Rancangan tersebut diajukan pada DPR sesuai dengan “Amanat Presiden tanggal 24 April 1958 No. 1307/Hk/1958. Rancangan UU ini kemudian dibicarakan dalam sidang Pleno DPR. Selanjutnya oleh DPR dibahas dan oleh pihak DPR masih memandang perlu untuk mengumpulkan bahan yang diperlukan oleh “Panitia Musyawarah DPR” dibentuklah suatu “Panitia Adhoc” yang diketuai oleh “Mr. AM. Tambunan” dan oleh Prof. Notonegoro dan Prof. Wirjono Projodikoro memberikan masukkan kepada panitia adhoc, namun konsep yang diajukan tersebut ditarik kembali karena rancangan tersebut memakai dasar dari UUDS 1950.

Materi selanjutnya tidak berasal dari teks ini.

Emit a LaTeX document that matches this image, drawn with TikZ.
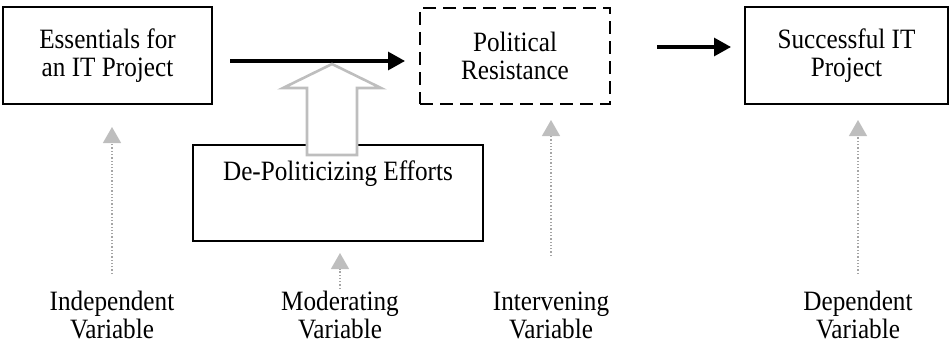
\documentclass[tikz,border=0pt]{standalone}
\usepackage{fontspec}
\setmainfont{Liberation Serif}[FakeStretch=0.9]
\usetikzlibrary{arrows.meta}
\definecolor{lgray}{RGB}{190,190,190}
\definecolor{dgray}{RGB}{165,165,165}
\tikzset{
  varbox/.style={draw=black, line width=2.9pt, align=center, inner sep=0pt},
  dashbox/.style={varbox, dash pattern=on 13pt off 7pt},
  blackarrow/.style={line width=3.1pt, -{Triangle[length=17pt,width=18pt]}},
  dotarrow/.style={dgray, line width=1.3pt, dotted, -{Triangle[length=16pt,width=18pt,fill=lgray,color=lgray]}},
  varlabel/.style={align=center, inner sep=0pt},
}
\begin{document}
\begin{tikzpicture}[x=1pt,y=-1pt,font=\fontsize{28}{28}\selectfont]
\useasboundingbox (0,0) rectangle (952,345);
% main boxes
\node[varbox, minimum width=209pt, minimum height=97pt] (ess) at (107.5,55.5) {Essentials for\\an IT Project};
\node[dashbox, minimum width=190pt, minimum height=96pt] (pol) at (515,56) {Political\\Resistance};
\node[varbox, minimum width=203pt, minimum height=97pt] (suc) at (846.5,55.5) {Successful IT\\Project};
\node[varbox, minimum width=290pt, minimum height=96pt] (dpe) at (338,193) {};
\node[inner sep=0pt] (dpet) at (338,174) {De-Politicizing Efforts};
% black arrows
\coordinate (a1s) at (230,61);
\coordinate (a1e) at (405,61);
\coordinate (a2s) at (657,47);
\coordinate (a2e) at (731,47);
\draw[blackarrow] (a1s) -- (a1e);
\draw[blackarrow] (a2s) -- (a2e);
% hollow moderating arrow
\draw[lgray, line width=2.6pt, fill=white, line join=miter]
  (307,155) -- (307,88) -- (283,88) -- (332,64) -- (381,88) -- (357,88) -- (357,155) -- cycle;
% labels
\node[varlabel] (ind) at (112,315) {Independent\\Variable};
\node[varlabel] (mod) at (340,315) {Moderating\\Variable};
\node[varlabel] (int) at (551,315) {Intervening\\Variable};
\node[varlabel] (dep) at (858,315) {Dependent\\Variable};
% dotted gray arrows
\coordinate (ind0) at (112,274);
\coordinate (ind1) at (112,127);
\coordinate (mod0) at (340,289);
\coordinate (mod1) at (340,253);
\coordinate (int0) at (551,256);
\coordinate (int1) at (551,120);
\coordinate (dep0) at (858,274);
\coordinate (dep1) at (858,120);
\draw[dotarrow] (ind0) -- (ind1);
\draw[dotarrow] (mod0) -- (mod1);
\draw[dotarrow] (int0) -- (int1);
\draw[dotarrow] (dep0) -- (dep1);
\end{tikzpicture}
\end{document}
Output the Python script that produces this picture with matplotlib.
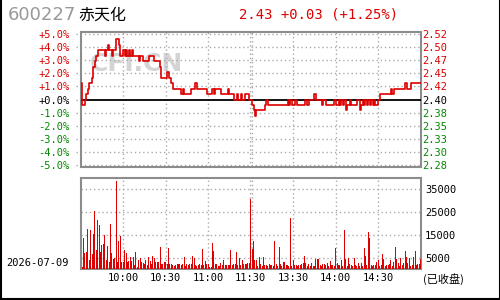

Setelah negara RI kembali ke UUD 1945 dibentuklah RUUPA yang lebih dasar dan sempurna yang disesuaikan dengan UUD 1945. Oleh karena itu Rancangan Mentri Agraria Soejarwo disetujui oleh Kabinet Inti dalam sidangnya tertanggal 22 Juli 1960. Dalam Kabinet pleno yang sidangnya tanggal 1 Agustus 1960 di dalam pengantar acting, Ketua DPR yang diketuai oleh H. Zainul Arifin yang sidang plenonya tanggal 9 September 1960 diketuai jalannya Rancangan Undang-Undang Pokok Agraria (RUUPA) sesuai dengan ketentuan tata tertib DPR maka titik berat pembicaraan diletakkan pada pembahasan sidang-sidang komisi yang sifatnya tertutup.

Berkat semua itu pemeriksaan pendahuluan telah selesai dengan selamat. Setelah selesai pemeriksaan pendahuluan tanggal 14 September 1960 dengan secara bulat DPR menerima baik RUUPA ini. Berarti semua golongan dari DPR menyetujuinya maka dengan demikian dapat dikatakan apa yang telah disetujui itu dianggap sesuatu yang hidup dalam masyarakat termasuk sarjana, tokoh-tokoh agraria, agama, ahli-ahli adat. Setelah RUUPA disetujui DPR tanggal 12 September 1960 disahkan oleh Presiden RI menjadi UU yaitu tentang Peraturan Dasar Pokok-pokok Agraria dan selanjutnya ditulis dalam Lembaran Negara (LN No.104/1960) dan penjelasan dimuat dalam Tambahan Lembaran Negara No. 2043.